For more than two decades, she ran the business side of the small restaurant and did much of the home-style cooking.

In retirement, she continued to make the coleslaw and soups as well as a few other dishes. In recent years, as her health declined, she did not cook but came in a few times a week to look in on the kitchen, see customers and chat with family.

She had lived in an apartment behind the restaurant since its opening.

Eleanor Lorenz was born in Baltimore and grew up on her family's truck farm in Ferndale. After finishing high school, she took a job at the old Bickford's cafeteria in Baltimore while attending Strayer's Business College at night. After graduating, she became a manager for Bickford's.

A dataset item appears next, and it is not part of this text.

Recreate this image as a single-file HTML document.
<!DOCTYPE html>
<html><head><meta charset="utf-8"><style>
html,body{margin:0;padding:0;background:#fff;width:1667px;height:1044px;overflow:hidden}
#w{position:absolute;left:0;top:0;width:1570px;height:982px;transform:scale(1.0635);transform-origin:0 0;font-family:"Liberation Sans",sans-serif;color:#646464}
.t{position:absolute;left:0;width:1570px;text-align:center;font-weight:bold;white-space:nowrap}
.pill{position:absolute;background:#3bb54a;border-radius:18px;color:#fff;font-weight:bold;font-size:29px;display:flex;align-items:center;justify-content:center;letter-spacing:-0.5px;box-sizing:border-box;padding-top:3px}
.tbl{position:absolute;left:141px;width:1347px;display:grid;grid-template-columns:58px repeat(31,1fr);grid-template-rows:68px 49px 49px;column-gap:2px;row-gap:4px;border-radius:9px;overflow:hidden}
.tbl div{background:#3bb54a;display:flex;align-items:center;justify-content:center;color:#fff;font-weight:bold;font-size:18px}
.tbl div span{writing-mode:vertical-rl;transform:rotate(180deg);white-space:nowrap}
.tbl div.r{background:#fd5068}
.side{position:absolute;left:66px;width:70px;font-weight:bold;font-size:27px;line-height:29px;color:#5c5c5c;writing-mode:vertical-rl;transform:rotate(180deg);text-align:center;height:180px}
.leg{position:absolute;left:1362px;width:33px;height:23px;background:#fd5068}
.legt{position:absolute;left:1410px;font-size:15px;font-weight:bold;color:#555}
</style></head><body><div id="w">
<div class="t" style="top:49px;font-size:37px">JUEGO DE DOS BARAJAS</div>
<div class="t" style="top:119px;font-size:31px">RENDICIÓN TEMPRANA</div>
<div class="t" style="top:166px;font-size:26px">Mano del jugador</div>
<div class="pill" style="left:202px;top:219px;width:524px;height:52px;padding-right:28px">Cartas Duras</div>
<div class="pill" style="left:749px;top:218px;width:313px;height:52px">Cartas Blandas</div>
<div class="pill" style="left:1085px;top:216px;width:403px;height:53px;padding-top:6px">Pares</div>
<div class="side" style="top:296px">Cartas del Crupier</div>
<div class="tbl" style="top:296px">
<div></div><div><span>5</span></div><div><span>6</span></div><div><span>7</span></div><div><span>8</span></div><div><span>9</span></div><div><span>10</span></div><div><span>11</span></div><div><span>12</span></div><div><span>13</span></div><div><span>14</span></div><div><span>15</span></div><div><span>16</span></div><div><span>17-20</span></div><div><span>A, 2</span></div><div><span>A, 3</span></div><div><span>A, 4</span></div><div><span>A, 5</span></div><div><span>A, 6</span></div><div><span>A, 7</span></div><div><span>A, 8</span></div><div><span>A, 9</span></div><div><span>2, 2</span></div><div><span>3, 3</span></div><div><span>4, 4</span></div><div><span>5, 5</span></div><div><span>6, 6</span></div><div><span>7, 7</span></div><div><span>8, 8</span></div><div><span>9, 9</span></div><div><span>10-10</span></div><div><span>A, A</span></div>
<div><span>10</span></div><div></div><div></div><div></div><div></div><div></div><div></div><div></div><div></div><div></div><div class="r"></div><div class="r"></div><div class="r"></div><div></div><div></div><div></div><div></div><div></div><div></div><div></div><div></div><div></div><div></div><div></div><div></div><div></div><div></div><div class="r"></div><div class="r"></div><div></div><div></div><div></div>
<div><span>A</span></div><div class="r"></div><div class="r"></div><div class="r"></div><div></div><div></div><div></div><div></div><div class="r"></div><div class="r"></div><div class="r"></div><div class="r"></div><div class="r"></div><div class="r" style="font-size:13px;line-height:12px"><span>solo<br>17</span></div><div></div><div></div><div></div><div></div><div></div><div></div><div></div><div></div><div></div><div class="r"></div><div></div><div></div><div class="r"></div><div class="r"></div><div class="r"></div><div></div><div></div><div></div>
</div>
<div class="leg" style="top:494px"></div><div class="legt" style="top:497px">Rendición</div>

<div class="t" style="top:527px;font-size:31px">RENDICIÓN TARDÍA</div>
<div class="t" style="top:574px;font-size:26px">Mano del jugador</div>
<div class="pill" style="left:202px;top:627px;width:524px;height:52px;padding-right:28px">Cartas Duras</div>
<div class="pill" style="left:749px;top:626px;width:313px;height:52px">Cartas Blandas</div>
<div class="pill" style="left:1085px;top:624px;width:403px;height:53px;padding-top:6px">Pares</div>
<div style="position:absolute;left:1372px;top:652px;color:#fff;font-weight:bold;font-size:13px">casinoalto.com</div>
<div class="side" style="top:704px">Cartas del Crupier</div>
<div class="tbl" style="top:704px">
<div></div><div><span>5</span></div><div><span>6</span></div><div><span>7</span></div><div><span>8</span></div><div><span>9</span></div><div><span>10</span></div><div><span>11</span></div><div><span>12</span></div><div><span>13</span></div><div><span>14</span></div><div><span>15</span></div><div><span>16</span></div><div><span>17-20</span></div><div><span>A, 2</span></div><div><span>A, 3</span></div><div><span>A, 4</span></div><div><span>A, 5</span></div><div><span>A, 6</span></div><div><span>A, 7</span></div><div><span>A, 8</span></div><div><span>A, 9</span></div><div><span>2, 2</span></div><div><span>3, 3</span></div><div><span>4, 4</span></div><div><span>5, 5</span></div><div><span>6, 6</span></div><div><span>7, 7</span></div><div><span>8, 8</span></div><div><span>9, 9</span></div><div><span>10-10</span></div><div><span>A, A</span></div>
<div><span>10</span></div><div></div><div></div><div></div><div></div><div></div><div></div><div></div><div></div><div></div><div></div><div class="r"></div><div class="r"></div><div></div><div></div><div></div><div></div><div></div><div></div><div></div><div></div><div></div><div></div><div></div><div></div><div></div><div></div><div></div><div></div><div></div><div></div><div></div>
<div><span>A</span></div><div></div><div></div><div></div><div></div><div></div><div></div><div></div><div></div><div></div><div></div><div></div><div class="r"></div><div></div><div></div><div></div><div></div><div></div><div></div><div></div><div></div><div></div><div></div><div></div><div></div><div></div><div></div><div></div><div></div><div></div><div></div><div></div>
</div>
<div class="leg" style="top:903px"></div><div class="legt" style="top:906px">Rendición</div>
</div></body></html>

She met Reno A. Aldridge at work, and they wed in 1935.

The couple established the Kenwood Cafe in Baltimore in 1937. They sold it and opened Reno's Restaurant in 1953 at the intersection of routes 450 and 424. The restaurant lot also served as a Greyhound bus stop.

From the restaurant, she saw the community grow from sleepy rural to the now-bustling Gambrills-Crofton area, said daughter-in-law Rea Aldridge of Gambrills, who joined the business with her husband, Reno C. Aldridge, in 1976. They continue to own and operate it.

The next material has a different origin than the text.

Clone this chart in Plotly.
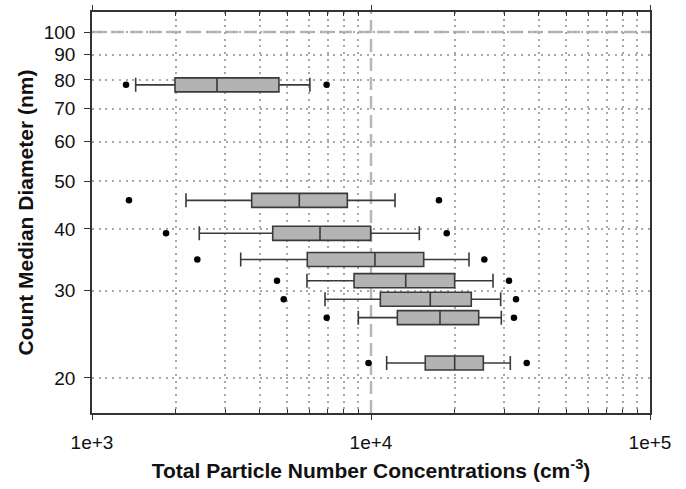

Eleanor Aldridge retired in 1979 but remained a presence at the restaurant.

"She couldn't keep from coming in and doing some work," said Rea Aldridge. "That restaurant was her life."

In addition to cooking, Mrs. Aldridge made dinners for her extended family for major holidays until her health declined in her later years.

Her husband died in 1991.

Mrs. Aldridge was a member of St. Mary Roman Catholic Church in Annapolis and of Our Lady of the Fields Roman Catholic Church, 1070 Cecil Ave. South in Millersville, where a Mass of Christian burial will be offered at noon today.

Other survivors include a sister, Agnes Williams of Ferndale; four grandchildren; and five great-grandchildren. A daughter, Carolyn Aldridge, died in 1943.